Will consumers become even more frugal post-pandemic?
A recent survey conducted on behalf of Ollie’s, the closeout chain, found 54 percent of Americans consider being called “cheap” a compliment at times and 53 percent are proud of being labeled a bargain hunter.
“We’ve never met anyone who doesn’t love a bargain,” said John Swygert, president and CEO at Ollie’s, in a press release.
The survey comes as the pandemic has seen an extended period of healthy full-price selling across many retail channels due in part to lean inventory levels tied to supply chain disruptions as well as the benefits of federal stimulus funds.
Other surveys have likewise explored whether the pandemic would result in a change in the frugalness many had embraced since the Great Recession.
A survey last December from wealth management company Personal Capital found that many people started to tighten their belts and adopt more frugal habits over the pandemic, whether that was out of necessity due to hardship or out of the fear of the unknown.
By the early months of this year, however, reports arrived that many Americans were finally emerging from the pandemic eager to splurge on everything from travel and sports events to restaurants, especially those able to trim their debt over the last two years amid record low unemployment rates across many states.
Inflationary pressures related to pandemic-driven supply chain disruption, however, have also been leading consumers to restrain spending in other areas.
According to a Forbes Advisor survey that came out in mid-June, a full two-thirds of Americans say they are dipping into their savings as prices for goods and services spike, including 31 percent who have substantially or completely drained their savings.
Jungle Scout’s “Q2 2022 Consumer Trends Report” found 59 percent of consumers buying less expensive brands to cut costs and 48 percent more likely to shop from a brand that has consistently lower prices.
A Washington Post article from June 18 found households cutting back on not only big-ticket purchases, but eating out, vacation plans and routine non-essentials such as manicures and home cleaning appointments amid rising prices and increased recession warnings.
Douglas Duncan, chief economist at Fannie Mae, told the Post, “The consumer is coming under stress.”

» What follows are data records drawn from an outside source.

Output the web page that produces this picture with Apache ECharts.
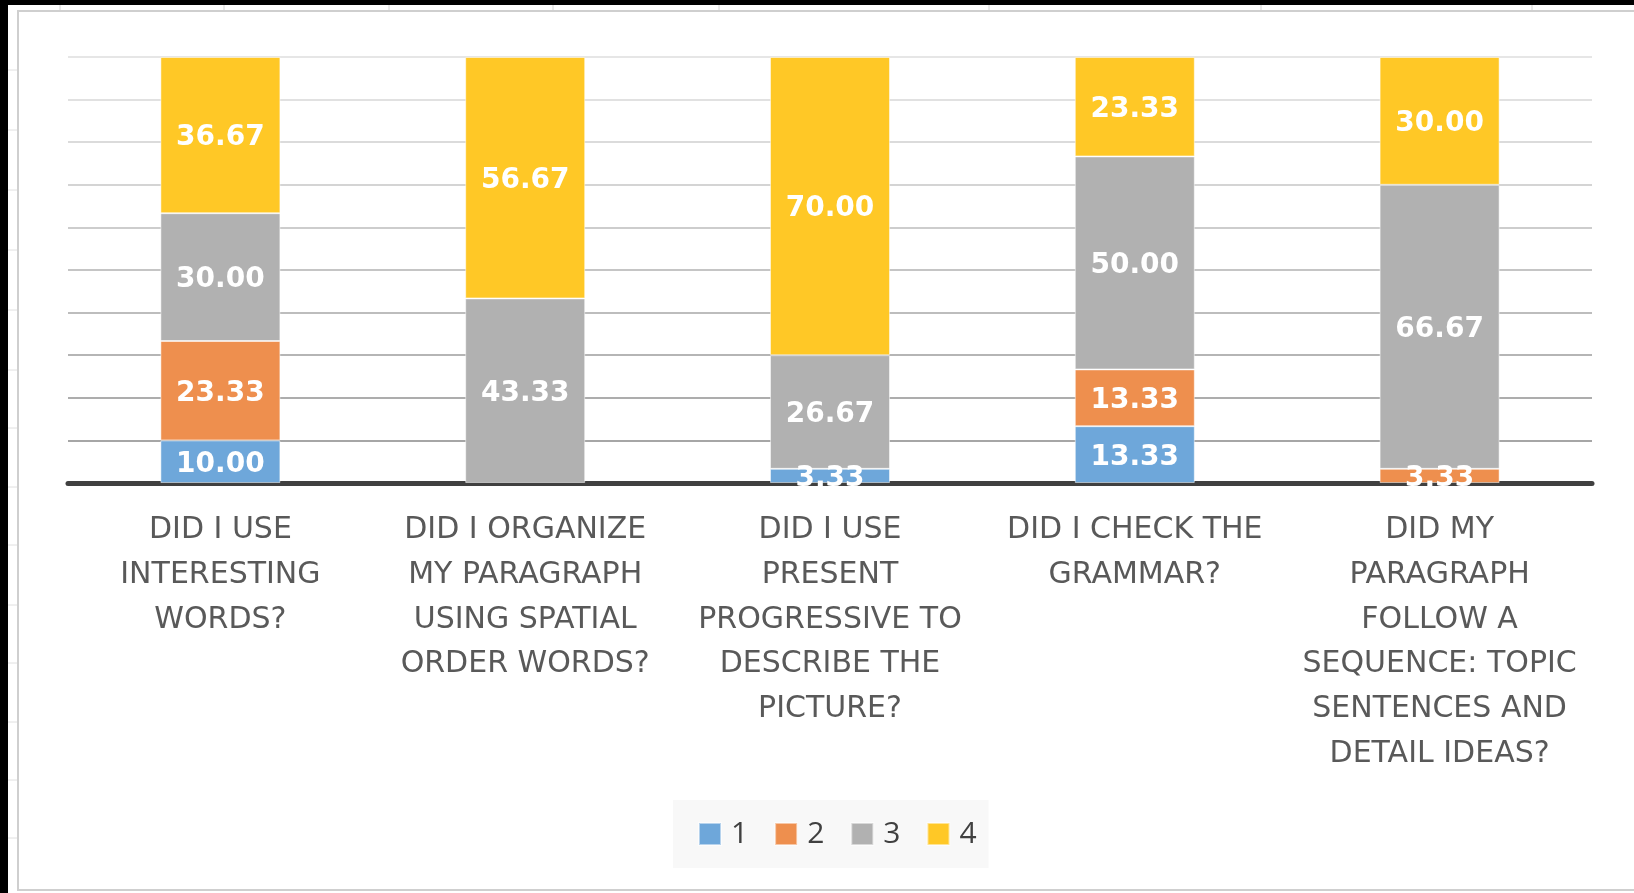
<!DOCTYPE html>
<html>
<head>
<meta charset="utf-8">
<script src="https://cdn.jsdelivr.net/npm/echarts@6/dist/echarts.min.js"></script>
<style>
html,body{margin:0;padding:0;background:#fff;}
#chart{width:1634px;height:893px;}
</style>
</head>
<body>
<div id="chart"></div>
<script>
const categories = [
  "DID I USE\nINTERESTING\nWORDS?",
  "DID I ORGANIZE\nMY PARAGRAPH\nUSING SPATIAL\nORDER WORDS?",
  "DID I USE\nPRESENT\nPROGRESSIVE TO\nDESCRIBE THE\nPICTURE?",
  "DID I CHECK THE\nGRAMMAR?",
  "DID MY\nPARAGRAPH\nFOLLOW A\nSEQUENCE: TOPIC\nSENTENCES AND\nDETAIL IDEAS?"
];
const seriesNames = ["1", "2", "3", "4"];
const values1 = [10.00, 0, 3.33, 13.33, 0];
const values2 = [23.33, 0, 0, 13.33, 3.33];
const values3 = [30.00, 43.33, 26.67, 50.00, 66.67];
const values4 = [36.67, 56.67, 70.00, 23.33, 30.00];
const colors = ["#6EA7DA", "#EE8F4E", "#B1B1B1", "#FFC826"];

const chart = echarts.init(document.getElementById('chart'));
const allValues = [values1, values2, values3, values4];

const series = allValues.map((vals, i) => ({
  name: seriesNames[i],
  type: 'bar',
  stack: 'total',
  barWidth: 120,
  data: vals.map(v => (v === 0 ? null : v)),
  itemStyle: { color: colors[i], borderColor: 'rgba(255,255,255,0.5)', borderWidth: 1 },
  label: {
    show: true,
    position: 'inside',
    offset: [0, 3],
    color: '#fff',
    fontFamily: 'DejaVu Sans',
    fontWeight: 'bold',
    fontSize: 28,
    formatter: p => (p.value > 0 ? p.value.toFixed(2) : '')
  },
  emphasis: { disabled: true }
}));

const vLines = [60, 224, 389, 553, 719, 989, 1261, 1532];
const hLines = [70, 130, 190, 250, 310, 370, 428, 487, 545, 605, 663, 722, 780, 838];
const graphics = [
  { type: 'rect', shape: { x: 0, y: 0, width: 8, height: 893 }, style: { fill: '#000' }, silent: true },
  { type: 'rect', shape: { x: 0, y: 0, width: 1634, height: 5 }, style: { fill: '#000' }, silent: true },
  { type: 'rect', shape: { x: 18, y: 11, width: 1640, height: 879 }, style: { fill: 'none', stroke: '#cfcfcf', lineWidth: 2 }, silent: true }
];
vLines.forEach(x => graphics.push({ type: 'line', shape: { x1: x, y1: 5, x2: x, y2: 10 }, style: { stroke: '#d4d4d4', lineWidth: 1 }, silent: true }));
hLines.forEach(y => graphics.push({ type: 'line', shape: { x1: 8, y1: y, x2: 17, y2: y }, style: { stroke: '#e0e0e0', lineWidth: 1 }, silent: true }));

chart.setOption({
  animation: false,
  backgroundColor: '#fff',
  graphic: graphics,
  grid: { left: 68, right: 42, top: 57, bottom: 410, containLabel: false },
  legend: {
    data: seriesNames,
    left: 673,
    top: 800,
    padding: [19, 12, 19, 25],
    backgroundColor: '#f8f8f8',
    itemWidth: 22,
    itemHeight: 22,
    itemGap: 26,
    icon: 'rect',
    textStyle: { fontFamily: 'Open Sans', fontSize: 30, color: '#404040', padding: [0, 0, 0, 5] }
  },
  xAxis: {
    type: 'category',
    data: categories,
    axisLine: { show: true, lineStyle: { color: '#404040', width: 5 } },
    axisTick: { show: false },
    axisLabel: {
      interval: 0,
      margin: 25,
      fontFamily: 'DejaVu Sans',
      fontSize: 30,
      lineHeight: 44.7,
      color: '#595959',
      align: 'center'
    },
    splitLine: { show: false }
  },
  yAxis: {
    type: 'value',
    min: 0,
    max: 100,
    interval: 10,
    axisLabel: { show: false },
    axisLine: { show: false },
    axisTick: { show: false },
    splitLine: {
      show: true,
      lineStyle: {
        width: 2,
        color: ['#888888', '#a6a6a6', '#adadad', '#b5b5b5', '#bdbdbd', '#c5c5c5', '#cdcdcd', '#d4d4d4', '#dbdbdb', '#e1e1e1', '#e6e6e6']
      }
    }
  },
  series: series
});
</script>
</body>
</html>
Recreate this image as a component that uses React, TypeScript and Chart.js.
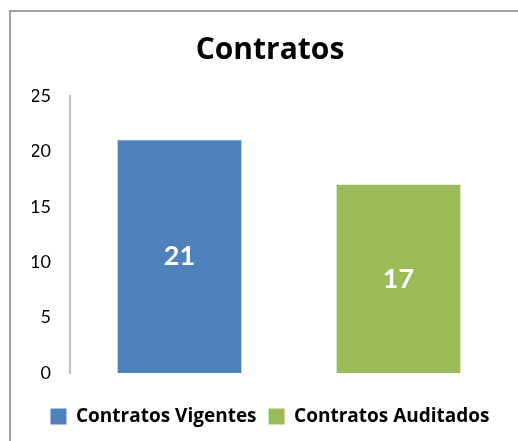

- Most Americans are proud to be labeled a ‘Bargain Hunter’ Saying Finding Great Deals is a True Mood Booster – Good News Network/Ollie’s
- Calling all Cheapskates … Ollie’s Wants You! – Ollie’s
- Coinstar Survey Shows Consumers are Developing Good Budgeting and Saving Habits During COVID-19 – Coinstar
- Survey: Have Americans Become More Frugal? – Personal Capital
- 2 Out Of 3 Americans Say They’re Blowing Through Savings to Cope With Inflation — Do This Instead – Forbes
- Report: 59% of U.S. Consumers Are Buying Less Expensive Brands to Combat Inflation – JungleScout
- Americans are starting to pull back on travel and restaurants – The Washington Post
DISCUSSION QUESTIONS: Do you think consumers are likely becoming more frugal or less so post-pandemic? Do you see inflation, job/wage growth or some other factor particularly determining whether price-consciousness increases or decreases?